Конечно, десятилетний Мишель словами не мог выразить своего чувства. Но когда он прижался к деду плечом, чашу его души переполнила последняя капля. Мишель воскликнул:

— Если я вырасту большой, то стану таким же хорошим врачом, как ты… и мой отец! — Он повернулся и продолжил: — Скажи, дед, можно мне будет пойти утром с тобою к больному?

Патриарх слегка задумался, скорее всего (как инстинктивно почуял это внук) приличия ради. Наконец он ответил:

— Если для тебя это и в самом деле важно, сын мой, мне радостно это слышать. А сейчас позаботься о кузнечных мехах! Заставь эфирный элемент бурлить в огне, чтобы Дракон встал на дыбы!

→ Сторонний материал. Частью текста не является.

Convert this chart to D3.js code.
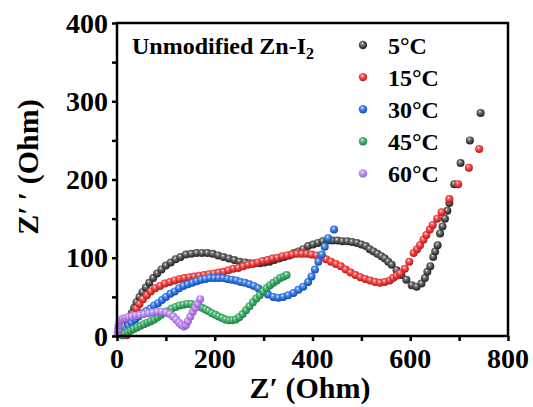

Алхимический образ, которым воспользовался Жон-лекарь, надолго врезался в память мальчика, когда он изо всех сил нажимал на неструганую рукоятку мехов. Почему воздух, то есть пустота, в сущности, заставляет вздуваться пламя? Что скрыто за этой предполагаемой пустотой? Почему гаснет свеча, если на нее подуть, а не пламя, напоминающее бурные порывы мистраля?

Ускоряя движение рукоятки и приходя в ярость при нажиме на рычаг, мальчик не находил ответа, сколько ни ломал себе голову. Но именно это казалось бесконечным волшебством, в тайны которого Жон-лекарь намеревался посвятить своего ученика. Мишелю необходимо было встретиться с необъяснимым явлением, пока еще непонятным ему, чтобы в нем проснулась жажда знания. Тощий как цыпленок, этот сорванец с такими невероятно чистыми, но в то же время загадочными глазами смело принял бой, крепко вцепившись в скрытую сердцевину, готовую расколоться. И тогда к нему внезапно возвращалась сосредоточенность, наполненная мучительными вопросами. Спасительная природа предъявляла свои права, и Мишель уходил в себя, не отвлекаясь на разглядывание волшебной пещеры, вид которой так поразил его с первого раза.

Шершавые, низкие каменные колонны, сумеречные ниши, темные дубовые перегородки оплели пространство. Покрытая пылью паутина и сверкающие колбы находились в ближайшем соседстве. Целая батарея стеклянных сосудов возле окна, вероятно, была убрана за ненужностью: в них ничего не было, кроме земли. Но Мишель уже знал, что на самом деле это был важный элемент, такой же многоликий и многогранный, как человеческие дела по ту сторону городской стены. Светлые минеральные песчинки, спекшиеся в кроваво-ржавую массу. И рядом перегной, черный как уголь. В одном сосуде — смоченный или покрытый пылью, в другом — комковатый. Был даже навоз. Лишенная запаха первоматерия здесь, полная чада и зловония там. Но прежде всего важен общий принцип, как объяснил ему Жон-лекарь; в итоге купность мира разбилась вдребезги единственной силой — размылась водой, треснула, обуглилась и превратилась в порошок.